Jesus wanted us to link the two stories; the blind man eventually seeing, and Peter eventually seeing who Jesus is.
He’s making the point that seeing who Jesus is is supernatural.
Peter could no more work out by himself that Jesus is the Christ, than the blind man could work out yellow from green.
It takes Jesus to open our eyes before we can see.
We saw in chapter 7 how the heart of the human problem is the problem of the human heart.
We all have something deeply wrong with us at the core of who we are. Our hearts are hard to God. That’s what Jesus told His friends was wrong with them.
Our physical eyes might work or they might not, but what the Bible calls “the eyes of our hearts”, those eyes are naturally blind.
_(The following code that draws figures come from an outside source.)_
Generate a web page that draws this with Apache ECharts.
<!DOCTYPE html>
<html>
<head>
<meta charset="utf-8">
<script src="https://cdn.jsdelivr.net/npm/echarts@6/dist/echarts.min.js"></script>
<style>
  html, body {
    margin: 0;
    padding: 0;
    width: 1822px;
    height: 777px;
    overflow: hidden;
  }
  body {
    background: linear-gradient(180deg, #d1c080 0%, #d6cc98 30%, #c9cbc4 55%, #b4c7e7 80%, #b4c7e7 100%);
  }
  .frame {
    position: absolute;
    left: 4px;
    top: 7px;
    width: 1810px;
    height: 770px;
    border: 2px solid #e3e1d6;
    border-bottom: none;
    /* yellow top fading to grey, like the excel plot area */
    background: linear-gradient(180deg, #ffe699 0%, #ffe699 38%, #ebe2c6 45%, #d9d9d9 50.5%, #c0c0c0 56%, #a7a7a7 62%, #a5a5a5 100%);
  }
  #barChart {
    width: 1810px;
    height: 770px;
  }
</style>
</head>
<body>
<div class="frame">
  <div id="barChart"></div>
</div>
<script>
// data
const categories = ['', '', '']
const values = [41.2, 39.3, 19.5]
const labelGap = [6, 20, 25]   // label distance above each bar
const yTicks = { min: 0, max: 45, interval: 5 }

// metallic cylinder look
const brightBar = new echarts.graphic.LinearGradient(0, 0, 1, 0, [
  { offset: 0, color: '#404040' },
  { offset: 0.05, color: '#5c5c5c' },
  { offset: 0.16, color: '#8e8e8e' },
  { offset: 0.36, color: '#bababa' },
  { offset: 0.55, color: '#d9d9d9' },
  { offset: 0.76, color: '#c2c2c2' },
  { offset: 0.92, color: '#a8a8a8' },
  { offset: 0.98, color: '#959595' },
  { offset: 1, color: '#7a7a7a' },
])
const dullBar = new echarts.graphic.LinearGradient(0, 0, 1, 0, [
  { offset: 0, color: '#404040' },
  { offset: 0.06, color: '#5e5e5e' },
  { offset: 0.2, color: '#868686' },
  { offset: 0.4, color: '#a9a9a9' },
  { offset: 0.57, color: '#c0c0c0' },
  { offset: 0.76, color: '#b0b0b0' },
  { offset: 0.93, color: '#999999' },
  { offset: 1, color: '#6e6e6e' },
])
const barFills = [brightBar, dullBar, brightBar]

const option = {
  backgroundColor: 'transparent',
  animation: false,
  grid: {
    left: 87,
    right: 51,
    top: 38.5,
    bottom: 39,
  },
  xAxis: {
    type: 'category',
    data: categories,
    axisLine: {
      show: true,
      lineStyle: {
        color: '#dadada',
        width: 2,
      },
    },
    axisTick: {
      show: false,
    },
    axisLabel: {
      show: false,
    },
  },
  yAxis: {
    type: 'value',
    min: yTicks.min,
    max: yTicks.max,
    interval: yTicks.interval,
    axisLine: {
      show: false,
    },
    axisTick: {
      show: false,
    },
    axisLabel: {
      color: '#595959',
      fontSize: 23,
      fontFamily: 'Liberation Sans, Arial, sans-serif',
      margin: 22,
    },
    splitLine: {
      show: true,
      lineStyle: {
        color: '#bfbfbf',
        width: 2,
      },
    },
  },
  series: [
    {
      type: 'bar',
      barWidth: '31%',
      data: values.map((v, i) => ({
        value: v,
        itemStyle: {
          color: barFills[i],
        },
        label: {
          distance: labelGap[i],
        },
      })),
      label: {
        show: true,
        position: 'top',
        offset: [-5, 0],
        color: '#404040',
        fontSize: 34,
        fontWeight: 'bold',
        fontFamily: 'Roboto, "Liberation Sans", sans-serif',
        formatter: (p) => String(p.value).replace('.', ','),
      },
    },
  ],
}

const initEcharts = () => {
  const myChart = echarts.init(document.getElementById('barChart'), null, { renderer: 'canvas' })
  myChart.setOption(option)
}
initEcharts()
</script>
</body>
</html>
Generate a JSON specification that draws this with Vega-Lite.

We are in a desperate situation and nothing we can do can help.
Try being more religious? That’s just a new pair of glasses for the blind man. It will make no difference.
In fact it might make it worse because it’s an outward show of being clear-sighted which hides the reality. And it might even make others follow you into oncoming traffic thinking you know where you’re going.
Religion and rules won’t help us. It takes a miracle from Jesus to heal us.
Seeing who Jesus is really is supernatural.